Joe Wilcox "wrong about iPad… immersion experience", replaces the one he'd sold - Terretta
http://www.betanews.com/joewilcox/article/I-was-wrong-about-Apple-iPad/1276619322

======
Terretta
Wilcox does not have a pro-Apple bias. In the comments, Wilcox notes, "this is
the first post here admitting that I got something wrong about Apple." He
explains that after selling his iPad, he found he was missing something _not_
fulfilled by netbook or smartphone, missing enough that he bought himself
another:

> _"The world does need an Apple tablet -- and perhaps others -- contrary to
> what I asserted in late January. ... iPad offers fresh functionality:
> immersion.

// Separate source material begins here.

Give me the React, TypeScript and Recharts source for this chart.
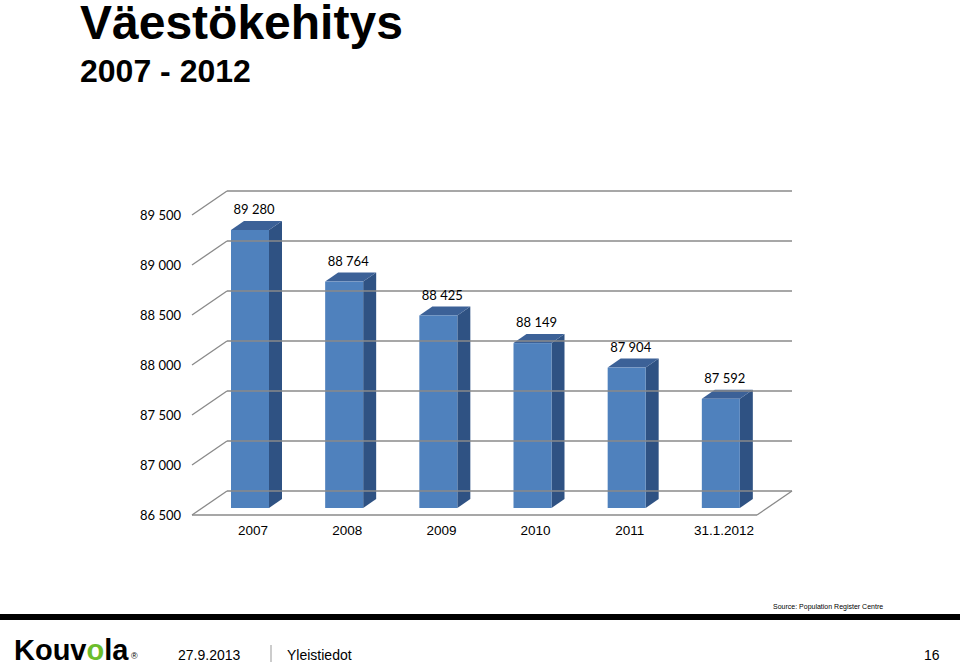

I find there are fewer reading distractions, and content is
> better presented than on a laptop and browser. I'm more focused and retain
> more of what I read. ... Part of this immersive experience is the
> technology, but also how iPad is used. Apple's tablet is a sit down and
> focus device, as much because of size and shape as screen and user
> interface. The totality -- physical design and software benefits -- is
> immersion."_

Wilcox also calls out an opportunity for developers:

> _"Immersion -- and this is something every media publisher wants of its
> consumers -- extends well beyond iPad's Web browser, which doesn't deliver
> the device's best immersive content experiences. Games and publishing apps
> are more immersive."_